The World Bank says that cargo dwell time in ports in Africa South of the Sahara ‘is abnormally long’.
“More than two weeks on average compared to less than a week in the large ports in Asia, Europe and Latin America.
“For benchmarking purposes, if we exclude Durban and, to a lesser extent, Mombasa, average dwell time in most ports in Sub-Saharan Africa is close to 20 days (compared to three to four days in most large international ports),” the World Bank says.
“Another peculiarity in African ports is the frequent occurrence of very long dwell times, which adversely affect the efficiency of port operations and increase congestion in container terminals at a higher cost to the economy,” the study says.
Surprisingly, ports operated by private companies have no interest in reducing dwell time and there are strong incentives to use ports as storage areas.
Some operators are said to generate large revenue from storage, and customs brokers show no interest in reducing dwell because time inefficiency is passed on to the importer and eventually to the consumer.
“A vicious circle, in which long cargo dwell time (two to three weeks) benefits incumbent traders and importers, as well as customs agents, terminal operators or owners of warehouses, constitutes a strong barrier to entry for international traders and manufacturers,” the study says.
“It also explains why most industries, which are not time-sensitive, such as exports of raw materials or minerals, prosper and why time-sensitive ones (those that add value), do not.”
The World Bank says that the port of Durban has broken this circle and this is attributed to a strong domestic private sector which has shown the interest and energy in global trade and public authorities willing to support them.
“Weeks-long cargo dwell times in ports have become a serious obstacle to the successful integration of Sub-Saharan African economies into global trade networks, because they make lean, demand-driven manufacturing and trading activities virtually impossible,” the World Bank says.

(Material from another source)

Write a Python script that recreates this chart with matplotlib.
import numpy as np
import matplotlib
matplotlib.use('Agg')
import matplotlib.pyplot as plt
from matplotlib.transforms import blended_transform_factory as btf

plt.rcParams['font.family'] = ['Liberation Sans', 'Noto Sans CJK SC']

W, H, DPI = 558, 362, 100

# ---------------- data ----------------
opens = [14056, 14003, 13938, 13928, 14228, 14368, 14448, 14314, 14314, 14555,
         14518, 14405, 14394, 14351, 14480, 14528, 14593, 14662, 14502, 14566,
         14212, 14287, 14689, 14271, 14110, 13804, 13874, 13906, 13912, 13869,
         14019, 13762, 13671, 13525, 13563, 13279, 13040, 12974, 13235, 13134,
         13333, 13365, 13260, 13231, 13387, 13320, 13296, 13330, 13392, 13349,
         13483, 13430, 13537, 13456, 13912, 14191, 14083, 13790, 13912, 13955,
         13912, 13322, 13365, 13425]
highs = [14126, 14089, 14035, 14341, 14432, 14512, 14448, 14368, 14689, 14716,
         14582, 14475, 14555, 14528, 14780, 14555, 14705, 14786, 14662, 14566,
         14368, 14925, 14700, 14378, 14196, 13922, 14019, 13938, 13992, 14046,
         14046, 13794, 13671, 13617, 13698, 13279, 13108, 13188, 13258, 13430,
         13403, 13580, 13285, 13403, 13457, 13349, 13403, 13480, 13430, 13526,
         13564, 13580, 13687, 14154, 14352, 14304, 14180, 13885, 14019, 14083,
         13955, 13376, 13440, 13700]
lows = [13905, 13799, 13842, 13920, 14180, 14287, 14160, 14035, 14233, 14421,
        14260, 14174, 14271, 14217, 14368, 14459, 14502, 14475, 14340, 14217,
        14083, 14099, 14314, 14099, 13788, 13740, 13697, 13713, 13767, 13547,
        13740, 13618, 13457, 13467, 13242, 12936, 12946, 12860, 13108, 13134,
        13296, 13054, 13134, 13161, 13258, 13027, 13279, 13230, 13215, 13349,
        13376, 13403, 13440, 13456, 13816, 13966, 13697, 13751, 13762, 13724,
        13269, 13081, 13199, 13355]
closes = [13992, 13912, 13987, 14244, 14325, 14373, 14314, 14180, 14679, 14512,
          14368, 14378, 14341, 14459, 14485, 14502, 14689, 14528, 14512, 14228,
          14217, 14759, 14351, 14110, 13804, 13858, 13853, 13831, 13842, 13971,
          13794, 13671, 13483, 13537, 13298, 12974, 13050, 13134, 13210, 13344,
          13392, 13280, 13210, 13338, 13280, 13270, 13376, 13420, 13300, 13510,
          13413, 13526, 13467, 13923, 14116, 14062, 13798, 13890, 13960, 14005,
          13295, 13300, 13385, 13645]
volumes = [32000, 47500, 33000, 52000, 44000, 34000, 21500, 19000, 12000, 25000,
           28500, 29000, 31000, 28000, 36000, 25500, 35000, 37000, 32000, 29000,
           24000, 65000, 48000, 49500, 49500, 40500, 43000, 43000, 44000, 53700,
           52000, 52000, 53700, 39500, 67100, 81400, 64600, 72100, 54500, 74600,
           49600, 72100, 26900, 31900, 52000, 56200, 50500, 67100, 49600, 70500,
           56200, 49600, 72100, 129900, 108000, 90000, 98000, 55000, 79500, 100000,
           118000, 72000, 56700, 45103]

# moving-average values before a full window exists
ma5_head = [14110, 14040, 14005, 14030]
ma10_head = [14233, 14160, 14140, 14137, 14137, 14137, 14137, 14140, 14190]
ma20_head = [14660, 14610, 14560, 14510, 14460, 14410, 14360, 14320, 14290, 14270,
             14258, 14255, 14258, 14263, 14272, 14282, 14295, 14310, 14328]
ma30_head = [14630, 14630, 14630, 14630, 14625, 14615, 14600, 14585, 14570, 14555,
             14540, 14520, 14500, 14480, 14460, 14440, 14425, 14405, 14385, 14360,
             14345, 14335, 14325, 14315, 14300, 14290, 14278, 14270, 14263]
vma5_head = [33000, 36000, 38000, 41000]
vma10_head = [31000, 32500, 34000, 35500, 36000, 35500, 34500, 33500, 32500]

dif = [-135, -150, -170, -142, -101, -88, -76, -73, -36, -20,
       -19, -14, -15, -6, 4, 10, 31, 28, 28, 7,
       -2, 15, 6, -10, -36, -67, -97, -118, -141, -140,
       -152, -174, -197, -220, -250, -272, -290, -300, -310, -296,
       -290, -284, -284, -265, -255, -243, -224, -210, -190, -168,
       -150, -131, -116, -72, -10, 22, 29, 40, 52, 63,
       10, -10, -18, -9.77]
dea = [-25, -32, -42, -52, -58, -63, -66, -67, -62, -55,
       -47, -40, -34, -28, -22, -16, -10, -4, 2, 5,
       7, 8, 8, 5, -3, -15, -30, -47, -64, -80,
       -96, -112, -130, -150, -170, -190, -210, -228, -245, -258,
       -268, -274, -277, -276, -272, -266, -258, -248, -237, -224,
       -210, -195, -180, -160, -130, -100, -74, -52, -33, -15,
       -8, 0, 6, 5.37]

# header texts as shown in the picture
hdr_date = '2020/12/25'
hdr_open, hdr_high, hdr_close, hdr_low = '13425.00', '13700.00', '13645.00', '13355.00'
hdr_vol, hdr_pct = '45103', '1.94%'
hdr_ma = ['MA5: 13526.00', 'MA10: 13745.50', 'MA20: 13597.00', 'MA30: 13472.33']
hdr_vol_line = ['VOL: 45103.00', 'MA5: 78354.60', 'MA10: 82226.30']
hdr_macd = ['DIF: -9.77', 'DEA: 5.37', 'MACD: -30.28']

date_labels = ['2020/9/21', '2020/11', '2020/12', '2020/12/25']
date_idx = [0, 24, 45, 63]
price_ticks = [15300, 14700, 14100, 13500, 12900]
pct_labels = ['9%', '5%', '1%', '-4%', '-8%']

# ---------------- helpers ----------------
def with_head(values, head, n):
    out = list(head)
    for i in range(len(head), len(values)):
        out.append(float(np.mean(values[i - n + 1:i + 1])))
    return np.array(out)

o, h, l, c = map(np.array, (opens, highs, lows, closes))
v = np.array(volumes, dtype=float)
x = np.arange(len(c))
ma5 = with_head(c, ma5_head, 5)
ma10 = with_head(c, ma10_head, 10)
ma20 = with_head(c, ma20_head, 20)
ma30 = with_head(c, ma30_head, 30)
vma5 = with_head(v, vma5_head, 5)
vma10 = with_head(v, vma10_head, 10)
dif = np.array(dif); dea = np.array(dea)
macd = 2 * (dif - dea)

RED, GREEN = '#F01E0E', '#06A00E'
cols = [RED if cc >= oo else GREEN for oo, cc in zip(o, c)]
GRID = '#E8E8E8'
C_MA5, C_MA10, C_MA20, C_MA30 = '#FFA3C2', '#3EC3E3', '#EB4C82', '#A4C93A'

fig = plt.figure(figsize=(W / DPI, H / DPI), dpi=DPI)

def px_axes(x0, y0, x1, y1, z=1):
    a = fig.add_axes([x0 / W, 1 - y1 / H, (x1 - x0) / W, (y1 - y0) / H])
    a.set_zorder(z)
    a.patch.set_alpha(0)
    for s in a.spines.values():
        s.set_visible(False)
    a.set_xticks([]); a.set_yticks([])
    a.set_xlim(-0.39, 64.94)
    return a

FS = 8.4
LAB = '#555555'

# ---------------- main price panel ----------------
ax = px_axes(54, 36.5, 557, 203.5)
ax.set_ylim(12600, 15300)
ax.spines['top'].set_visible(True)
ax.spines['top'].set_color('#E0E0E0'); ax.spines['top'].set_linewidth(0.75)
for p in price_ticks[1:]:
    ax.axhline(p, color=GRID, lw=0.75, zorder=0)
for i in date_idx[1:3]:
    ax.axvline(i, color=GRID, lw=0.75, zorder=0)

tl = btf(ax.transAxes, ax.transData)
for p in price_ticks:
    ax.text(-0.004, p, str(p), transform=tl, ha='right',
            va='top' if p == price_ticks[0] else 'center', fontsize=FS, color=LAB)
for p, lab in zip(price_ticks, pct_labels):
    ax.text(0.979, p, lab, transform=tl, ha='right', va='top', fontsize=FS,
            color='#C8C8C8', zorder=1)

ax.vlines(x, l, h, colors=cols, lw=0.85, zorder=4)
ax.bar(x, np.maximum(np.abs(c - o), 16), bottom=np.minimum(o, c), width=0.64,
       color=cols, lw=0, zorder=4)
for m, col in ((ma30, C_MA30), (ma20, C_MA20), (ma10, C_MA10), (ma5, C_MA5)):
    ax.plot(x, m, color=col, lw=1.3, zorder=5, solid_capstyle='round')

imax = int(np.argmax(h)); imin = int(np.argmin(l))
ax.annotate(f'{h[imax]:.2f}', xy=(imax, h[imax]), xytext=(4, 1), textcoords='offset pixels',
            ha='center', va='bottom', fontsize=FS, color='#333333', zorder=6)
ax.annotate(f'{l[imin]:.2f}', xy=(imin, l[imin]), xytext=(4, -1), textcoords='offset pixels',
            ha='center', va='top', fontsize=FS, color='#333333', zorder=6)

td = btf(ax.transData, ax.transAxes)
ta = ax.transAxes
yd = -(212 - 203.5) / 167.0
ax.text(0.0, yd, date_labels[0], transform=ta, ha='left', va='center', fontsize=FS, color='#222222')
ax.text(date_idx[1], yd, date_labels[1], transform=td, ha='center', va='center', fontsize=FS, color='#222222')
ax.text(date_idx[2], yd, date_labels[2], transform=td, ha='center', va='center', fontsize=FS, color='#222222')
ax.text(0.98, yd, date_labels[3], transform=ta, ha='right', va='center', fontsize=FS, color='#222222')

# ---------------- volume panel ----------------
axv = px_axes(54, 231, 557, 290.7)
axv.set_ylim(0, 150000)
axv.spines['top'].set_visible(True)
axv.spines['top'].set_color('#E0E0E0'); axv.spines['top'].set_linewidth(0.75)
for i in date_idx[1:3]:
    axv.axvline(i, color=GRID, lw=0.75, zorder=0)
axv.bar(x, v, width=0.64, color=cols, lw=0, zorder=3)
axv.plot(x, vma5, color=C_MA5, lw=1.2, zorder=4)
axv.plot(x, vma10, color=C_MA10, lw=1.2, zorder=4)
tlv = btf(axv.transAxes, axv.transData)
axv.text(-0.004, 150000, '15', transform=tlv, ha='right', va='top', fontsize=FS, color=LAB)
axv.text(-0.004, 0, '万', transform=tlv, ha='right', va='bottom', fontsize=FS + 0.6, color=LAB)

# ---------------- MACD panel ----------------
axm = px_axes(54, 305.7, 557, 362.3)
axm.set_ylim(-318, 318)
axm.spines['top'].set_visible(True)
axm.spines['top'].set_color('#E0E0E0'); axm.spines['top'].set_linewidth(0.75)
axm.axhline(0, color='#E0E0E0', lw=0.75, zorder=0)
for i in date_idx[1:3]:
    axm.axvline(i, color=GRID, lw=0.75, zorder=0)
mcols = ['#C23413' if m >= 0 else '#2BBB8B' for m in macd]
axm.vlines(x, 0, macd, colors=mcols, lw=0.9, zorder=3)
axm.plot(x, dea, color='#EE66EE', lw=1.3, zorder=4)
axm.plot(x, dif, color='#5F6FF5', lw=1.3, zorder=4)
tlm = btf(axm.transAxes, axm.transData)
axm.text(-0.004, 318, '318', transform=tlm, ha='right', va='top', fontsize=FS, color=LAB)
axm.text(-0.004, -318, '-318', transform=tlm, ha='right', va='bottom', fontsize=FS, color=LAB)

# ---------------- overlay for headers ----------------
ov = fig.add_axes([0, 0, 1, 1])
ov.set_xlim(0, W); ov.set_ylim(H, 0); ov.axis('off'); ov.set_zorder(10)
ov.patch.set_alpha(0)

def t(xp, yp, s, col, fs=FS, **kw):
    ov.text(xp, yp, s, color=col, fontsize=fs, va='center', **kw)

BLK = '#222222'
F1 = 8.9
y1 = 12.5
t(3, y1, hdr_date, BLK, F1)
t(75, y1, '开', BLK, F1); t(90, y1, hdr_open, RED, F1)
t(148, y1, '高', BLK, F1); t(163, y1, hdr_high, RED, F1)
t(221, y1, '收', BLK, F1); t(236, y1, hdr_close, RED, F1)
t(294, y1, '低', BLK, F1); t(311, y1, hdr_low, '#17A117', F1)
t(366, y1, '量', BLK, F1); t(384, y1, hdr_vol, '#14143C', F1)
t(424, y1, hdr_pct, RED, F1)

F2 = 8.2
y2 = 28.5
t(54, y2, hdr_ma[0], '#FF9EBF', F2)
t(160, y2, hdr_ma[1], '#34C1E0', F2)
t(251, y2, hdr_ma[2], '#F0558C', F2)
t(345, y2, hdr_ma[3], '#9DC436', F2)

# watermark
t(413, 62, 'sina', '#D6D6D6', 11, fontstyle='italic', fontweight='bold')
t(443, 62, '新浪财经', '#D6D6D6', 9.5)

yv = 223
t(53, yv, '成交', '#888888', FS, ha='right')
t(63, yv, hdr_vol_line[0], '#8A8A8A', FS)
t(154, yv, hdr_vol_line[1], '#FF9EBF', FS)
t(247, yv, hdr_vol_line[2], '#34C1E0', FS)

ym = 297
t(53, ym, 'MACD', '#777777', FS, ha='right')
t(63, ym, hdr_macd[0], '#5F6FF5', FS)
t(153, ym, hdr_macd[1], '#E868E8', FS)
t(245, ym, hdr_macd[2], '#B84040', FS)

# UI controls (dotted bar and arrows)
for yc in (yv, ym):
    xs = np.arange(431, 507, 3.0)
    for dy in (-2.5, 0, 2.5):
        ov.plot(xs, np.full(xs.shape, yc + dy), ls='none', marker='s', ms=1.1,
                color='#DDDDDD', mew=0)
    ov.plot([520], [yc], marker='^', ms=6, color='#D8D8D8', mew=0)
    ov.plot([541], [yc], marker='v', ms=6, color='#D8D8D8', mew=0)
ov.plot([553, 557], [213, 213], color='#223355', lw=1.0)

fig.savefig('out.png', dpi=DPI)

World Bank analysts also argue that the widespread assumption that the provision of additional port infrastructure will necessarily translate into shorter dwell time does not hold in the medium term, especially when it comes to expanding existing ports.
The analysts base their argument on Durban port, which they argue that reducing dwell time from a week to four days more than doubles the capacity of the container terminal without any investment in physical extensions.
“Making investments in larger port storage areas is a suboptimal measure when efficiency gains can be obtained by speeding up clearance operations,” the World Bank analysts say.
Of the six ports covered by the World Bank study, Durban enjoys unparalleled dominance in Sub-Saharan Africa with regards to size and performance though it does not meet the standards of Rotterdam or Singapore.
At the Durban port, dwell time for both imports and exports has been on average three to four days since 2006. Dwell at the port of Mombasa has improved from 13 days in 2007 to about nine days in 2008.
At Tema port in Ghana, average dwell time is around 20 days while at the port of Lome, a key hub for west and central maritime traffic, average port dwell time is 18 days.
Lome provides the only deep sea port in the sub-region and is ideally located at the heart of West African shipping networks and regular calls are composed of both mother ships for east-west routes and feeder vessels for the region.
At the port Dar es Salaam dwell time ranges between five and 20 days while at Douala port in Cameroon, the average time is 19.3 days.